═══ Task data
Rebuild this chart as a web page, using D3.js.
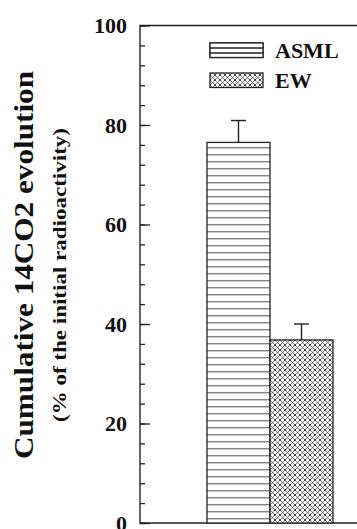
<!DOCTYPE html>
<html>
<head>
<meta charset="utf-8">
<script src="https://cdn.jsdelivr.net/npm/d3@7"></script>
<style>
  body { margin: 0; background: #fff; }
  text { font-family: "Liberation Serif", "Times New Roman", serif; font-weight: bold; fill: #111; }
</style>
</head>
<body>
<div id="chart"></div>
<script>
// data
const categories = ["ASML", "EW"];
const values = [76.5, 36.8];
const errors = [4.4, 3.2];
const yTicks = [0, 20, 40, 60, 80, 100];

const width = 357, height = 529;
const svg = d3.select("#chart").append("svg")
  .attr("width", width)
  .attr("height", height);

const defs = svg.append("defs");

// horizontal stripes
const stripes = defs.append("pattern")
  .attr("id", "stripes")
  .attr("patternUnits", "userSpaceOnUse")
  .attr("width", 8).attr("height", 7)
  .attr("patternTransform", "translate(0,0.3)");
stripes.append("rect").attr("width", 8).attr("height", 7).attr("fill", "#fff");
stripes.append("line")
  .attr("x1", 0).attr("x2", 8).attr("y1", 0).attr("y2", 0)
  .attr("stroke", "#222").attr("stroke-width", 1.6);

// crosshatch dots
const cross = defs.append("pattern")
  .attr("id", "cross")
  .attr("patternUnits", "userSpaceOnUse")
  .attr("width", 5).attr("height", 5);
cross.append("rect").attr("width", 5).attr("height", 5).attr("fill", "#fff");
cross.append("path")
  .attr("d", "M0,0L5,5M5,0L0,5")
  .attr("stroke", "#777").attr("stroke-width", 0.9);
cross.append("rect").attr("x", 2).attr("y", 2).attr("width", 1.2).attr("height", 1.2).attr("fill", "#555");
[[-0.7, -0.7], [4.3, -0.7], [-0.7, 4.3], [4.3, 4.3]].forEach(([px, py]) =>
  cross.append("rect").attr("x", px).attr("y", py).attr("width", 1.4).attr("height", 1.4).attr("fill", "#000"));

const fills = { ASML: "url(#stripes)", EW: "url(#cross)" };

const x0 = 140, yTop = 25.5, yBottom = 523;
const y = d3.scaleLinear().domain([0, 100]).range([yBottom, yTop]);
const x = d3.scaleBand().domain(categories).range([207, 333]).padding(0);

// frame: top and bottom lines
svg.append("line").attr("x1", x0).attr("x2", width).attr("y1", yTop).attr("y2", yTop)
  .attr("stroke", "#222").attr("stroke-width", 1.4);
svg.append("line").attr("x1", x0).attr("x2", width).attr("y1", yBottom).attr("y2", yBottom)
  .attr("stroke", "#222").attr("stroke-width", 1.4);

// y axis with inward ticks
const axis = svg.append("g").attr("transform", `translate(${x0},0)`);
axis.call(d3.axisLeft(y).tickValues(d3.range(0, 101, 4)).tickSize(-5).tickFormat(""));
axis.call(g => g.select(".domain").remove());
const major = svg.append("g").attr("transform", `translate(${x0},0)`)
  .call(d3.axisLeft(y).tickValues(yTicks).tickSize(-10).tickPadding(13));
major.selectAll("text").attr("font-size", 22).attr("font-family", "Liberation Serif").attr("font-weight", "bold").attr("fill", "#111");
major.select(".domain").remove();
svg.selectAll(".tick line").attr("stroke", "#222").attr("stroke-width", 1.3);
svg.append("line").attr("x1", x0).attr("x2", x0).attr("y1", yTop - 0.7).attr("y2", yBottom + 0.7)
  .attr("stroke", "#222").attr("stroke-width", 1.4);

// bars
svg.selectAll(".bar").data(categories).join("rect")
  .attr("class", "bar")
  .attr("x", d => x(d))
  .attr("y", (d, i) => y(values[i]))
  .attr("width", x.bandwidth())
  .attr("height", (d, i) => y(0) - y(values[i]))
  .attr("fill", d => fills[d])
  .attr("stroke", "#222").attr("stroke-width", 1.3);

// error bars
categories.forEach((c, i) => {
  const cx = x(c) + x.bandwidth() / 2;
  const yt = y(values[i] + errors[i]);
  svg.append("line").attr("x1", cx).attr("x2", cx).attr("y1", y(values[i])).attr("y2", yt)
    .attr("stroke", "#222").attr("stroke-width", 1.4);
  svg.append("line").attr("x1", cx - 7.5).attr("x2", cx + 7.5).attr("y1", yt).attr("y2", yt)
    .attr("stroke", "#222").attr("stroke-width", 1.4);
});

// legend
const legend = svg.append("g");
categories.forEach((c, i) => {
  const ly = 43 + i * 30;
  legend.append("rect").attr("x", 210).attr("y", ly).attr("width", 53).attr("height", 14.5)
    .attr("fill", fills[c]).attr("stroke", "#222").attr("stroke-width", 1.3);
  legend.append("text").attr("x", 275).attr("y", ly + 15).attr("font-size", 22).text(c);
});
// the ASML swatch shows two inner lines
legend.append("rect").attr("x", 210).attr("y", 43).attr("width", 53).attr("height", 14.5)
  .attr("fill", "#fff").attr("stroke", "#222").attr("stroke-width", 1.3);
[48, 53].forEach(ly => legend.append("line").attr("x1", 210).attr("x2", 263).attr("y1", ly).attr("y2", ly)
  .attr("stroke", "#222").attr("stroke-width", 1.3));

// axis titles
svg.append("text")
  .attr("transform", "translate(33,265) rotate(-90)")
  .attr("text-anchor", "middle")
  .attr("font-size", 28)
  .attr("textLength", 388)
  .attr("lengthAdjust", "spacingAndGlyphs")
  .text("Cumulative 14CO2 evolution");
svg.append("text")
  .attr("transform", "translate(66,275) rotate(-90)")
  .attr("text-anchor", "middle")
  .attr("font-size", 19)
  .attr("textLength", 294)
  .attr("lengthAdjust", "spacingAndGlyphs")
  .text("(% of the initial radioactivity)");
</script>
</body>
</html>
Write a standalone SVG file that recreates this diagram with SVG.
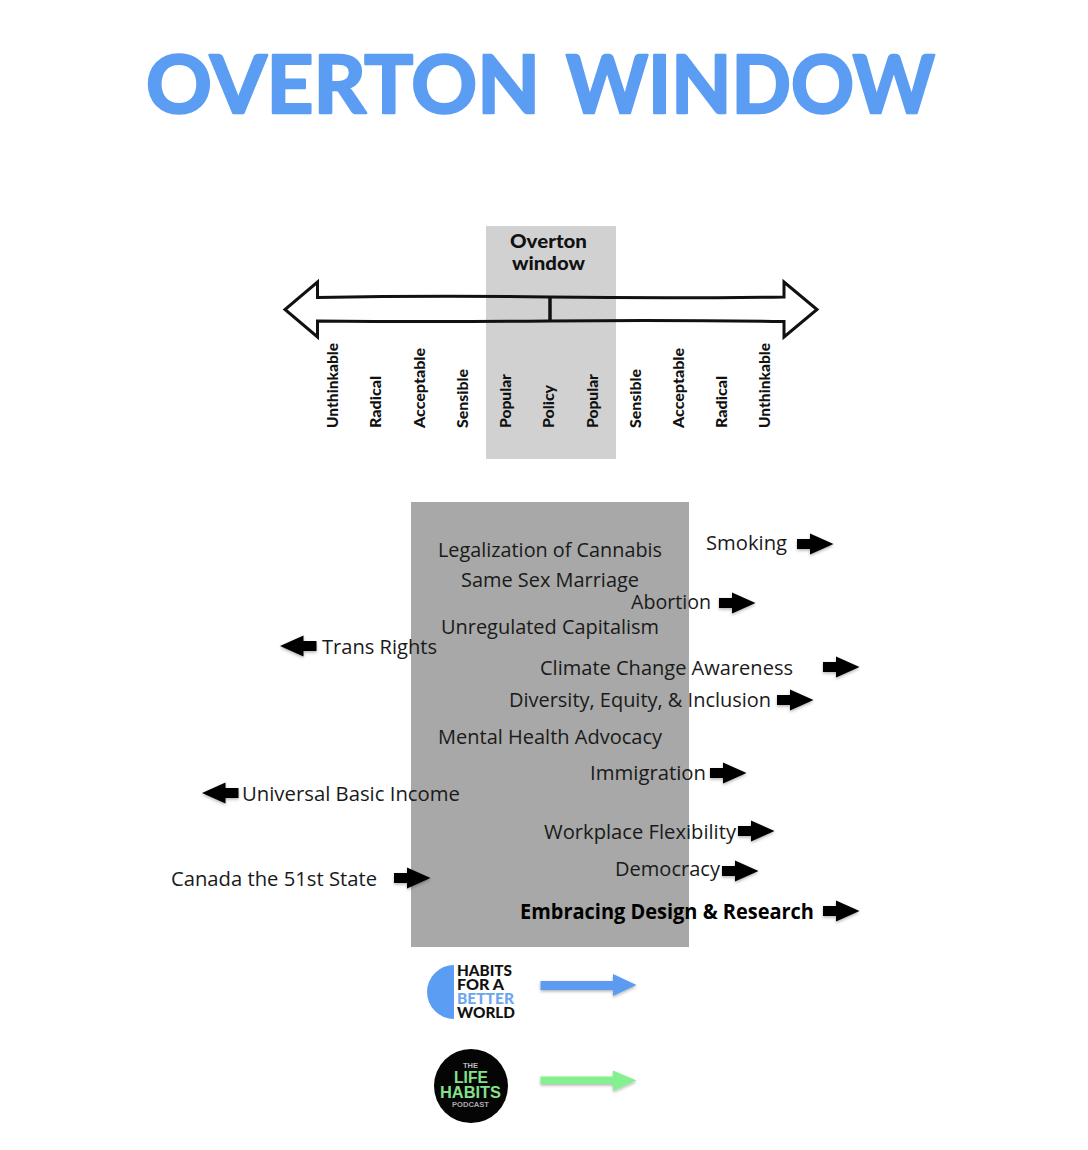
<svg xmlns="http://www.w3.org/2000/svg" width="1088" height="1150" viewBox="0 0 1088 1150">
<style>
.t{font-family:"Open Sans","Noto Sans","Liberation Sans",sans-serif;font-size:20.500px;fill:#1a1a1a}
.b{font-weight:700;fill:#000}
.v{font-family:"Lato","Liberation Sans",sans-serif;font-weight:900;font-size:15px;fill:#111}
.h{font-family:"Lato","Liberation Sans",sans-serif;font-weight:900;font-size:19px;fill:#111}
.l{font-family:"Lato","Liberation Sans",sans-serif;font-weight:900;fill:#111;font-size:14.500px}
.p{font-family:"Liberation Sans",sans-serif;font-weight:700}
</style>
<defs>
<filter id="s" x="-20%" y="-30%" width="140%" height="170%"><feDropShadow dx="0" dy="1.500" stdDeviation="1.500" flood-color="#000" flood-opacity=".3"/></filter>
<path id="ar" d="M0-5H13V-10.500L36.500 0L13 10.500V5H0Z" fill="#000" filter="url(#s)"/>
<path id="al" d="M36.500-5H23.500V-10.500L0 0L23.500 10.500V5H36.500Z" fill="#000" filter="url(#s)"/>
</defs>

<text id="title" y="113" font-family="Lato,'Liberation Sans',sans-serif" font-weight="700" font-size="80" fill="#5b9df2" stroke="#5b9df2" stroke-width="2.500" stroke-linejoin="round"><tspan x="146" textLength="394" lengthAdjust="spacingAndGlyphs">OVERTON</tspan> <tspan x="566" textLength="369" lengthAdjust="spacingAndGlyphs">WINDOW</tspan></text>

<g id="spectrum">
<rect x="486" y="226" width="130" height="233" fill="#d1d1d1"/>
<path fill="none" stroke="#111" stroke-width="3" stroke-linejoin="miter" d="M317.500 297.500Q430 295.500 549 297Q670 298.500 784 297V282L817 309.500L784 337V321.500Q670 320 549 321Q430 322 317.500 321V337L285 309.500L317.500 282Z"/>
<path d="M550 297V321" stroke="#111" stroke-width="3.500" fill="none"/>
<text class="h" x="510" y="248" textLength="77" lengthAdjust="spacingAndGlyphs">Overton</text>
<text class="h" x="512" y="270" textLength="73" lengthAdjust="spacingAndGlyphs">window</text>
<text class="v" transform="translate(338 428) rotate(-90)" textLength="85" lengthAdjust="spacingAndGlyphs">Unthinkable</text>
<text class="v" transform="translate(381 428) rotate(-90)" textLength="52" lengthAdjust="spacingAndGlyphs">Radical</text>
<text class="v" transform="translate(424.500 428) rotate(-90)" textLength="80" lengthAdjust="spacingAndGlyphs">Acceptable</text>
<text class="v" transform="translate(467.500 428) rotate(-90)" textLength="59" lengthAdjust="spacingAndGlyphs">Sensible</text>
<text class="v" transform="translate(511 428) rotate(-90)" textLength="54" lengthAdjust="spacingAndGlyphs">Popular</text>
<text class="v" transform="translate(554 428) rotate(-90)" textLength="43" lengthAdjust="spacingAndGlyphs">Policy</text>
<text class="v" transform="translate(597.500 428) rotate(-90)" textLength="54" lengthAdjust="spacingAndGlyphs">Popular</text>
<text class="v" transform="translate(640.500 428) rotate(-90)" textLength="59" lengthAdjust="spacingAndGlyphs">Sensible</text>
<text class="v" transform="translate(684 428) rotate(-90)" textLength="80" lengthAdjust="spacingAndGlyphs">Acceptable</text>
<text class="v" transform="translate(727 428) rotate(-90)" textLength="52" lengthAdjust="spacingAndGlyphs">Radical</text>
<text class="v" transform="translate(770 428) rotate(-90)" textLength="85" lengthAdjust="spacingAndGlyphs">Unthinkable</text>
</g>

<rect id="window" x="411" y="502" width="278" height="445" fill="#a7a8a7"/>

<g id="labels">
<text class="t" x="438" y="557" textLength="224" lengthAdjust="spacingAndGlyphs">Legalization of Cannabis</text>
<text class="t" x="461" y="587" textLength="178" lengthAdjust="spacingAndGlyphs">Same Sex Marriage</text>
<text class="t" x="706" y="550" textLength="81" lengthAdjust="spacingAndGlyphs">Smoking</text>
<text class="t" x="631" y="609" textLength="80" lengthAdjust="spacingAndGlyphs">Abortion</text>
<text class="t" x="441" y="634" textLength="218" lengthAdjust="spacingAndGlyphs">Unregulated Capitalism</text>
<text class="t" x="322" y="654" textLength="115" lengthAdjust="spacingAndGlyphs">Trans Rights</text>
<text class="t" x="540" y="675" textLength="253" lengthAdjust="spacingAndGlyphs">Climate Change Awareness</text>
<text class="t" x="509" y="707" textLength="262" lengthAdjust="spacingAndGlyphs">Diversity, Equity, &amp; Inclusion</text>
<text class="t" x="438" y="744" textLength="224" lengthAdjust="spacingAndGlyphs">Mental Health Advocacy</text>
<text class="t" x="590" y="780" textLength="116" lengthAdjust="spacingAndGlyphs">Immigration</text>
<text class="t" x="242" y="801" textLength="218" lengthAdjust="spacingAndGlyphs">Universal Basic Income</text>
<text class="t" x="544" y="839" textLength="192" lengthAdjust="spacingAndGlyphs">Workplace Flexibility</text>
<text class="t" x="615" y="876" textLength="105" lengthAdjust="spacingAndGlyphs">Democracy</text>
<text class="t" x="171" y="886" textLength="206" lengthAdjust="spacingAndGlyphs">Canada the 51st State</text>
<text class="t b" x="520" y="919" textLength="294" lengthAdjust="spacingAndGlyphs">Embracing Design &amp; Research</text>
</g>

<g id="connectors">
<use href="#ar" x="797" y="544"/>
<use href="#ar" x="719" y="603"/>
<use href="#al" x="280" y="646"/>
<use href="#ar" x="823" y="667"/>
<use href="#ar" x="777" y="700"/>
<use href="#ar" x="710" y="773"/>
<use href="#al" x="202" y="793"/>
<use href="#ar" x="738" y="831"/>
<use href="#ar" x="722" y="871"/>
<use href="#ar" x="394" y="878"/>
<use href="#ar" x="823" y="911"/>
<path d="M540.500 981H613V974L636.500 985L613 996V990H540.500Z" fill="#5b9bf0" filter="url(#s)"/>
<path d="M540.500 1076.500H613V1070.500L636.500 1080.500L613 1091V1084H540.500Z" fill="#84f08f" filter="url(#s)"/>
</g>

<g id="habits-logo">
<path d="M454 965A27 27 0 0 0 454 1019Z" fill="#5b9df2"/>
<text class="l" x="457" y="975.500" textLength="55" lengthAdjust="spacingAndGlyphs">HABITS</text>
<text class="l" x="457" y="989.500" textLength="47" lengthAdjust="spacingAndGlyphs">FOR A</text>
<text class="l" x="457" y="1003.500" textLength="57" lengthAdjust="spacingAndGlyphs" style="fill:#6ba6ee">BETTER</text>
<text class="l" x="457" y="1017.500" textLength="58" lengthAdjust="spacingAndGlyphs">WORLD</text>
</g>
<g id="podcast-logo">
<circle cx="471" cy="1086" r="37" fill="#050505"/>
<text class="p" x="463" y="1068" font-size="7.500" textLength="15" lengthAdjust="spacingAndGlyphs" fill="#bbb">THE</text>
<text class="p" x="454" y="1083" font-size="16" textLength="34" lengthAdjust="spacingAndGlyphs" fill="#84e08a">LIFE</text>
<text class="p" x="440" y="1098" font-size="16" textLength="61" lengthAdjust="spacingAndGlyphs" fill="#84e08a">HABITS</text>
<text class="p" x="452" y="1107" font-size="7.500" textLength="37" lengthAdjust="spacingAndGlyphs" fill="#aaa">PODCAST</text>
</g>
</svg>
══════
• [Problem to work on] Repeat the lines from where the entries begin to the line with "const yTicks = [0, 20, 40, 60, 80, 100];", both included. Any picture is left out.

• [Solution to the problem]
Rebuild this chart as a web page, using D3.js.
<!DOCTYPE html>
<html>
<head>
<meta charset="utf-8">
<script src="https://cdn.jsdelivr.net/npm/d3@7"></script>
<style>
  body { margin: 0; background: #fff; }
  text { font-family: "Liberation Serif", "Times New Roman", serif; font-weight: bold; fill: #111; }
</style>
</head>
<body>
<div id="chart"></div>
<script>
// data
const categories = ["ASML", "EW"];
const values = [76.5, 36.8];
const errors = [4.4, 3.2];
const yTicks = [0, 20, 40, 60, 80, 100];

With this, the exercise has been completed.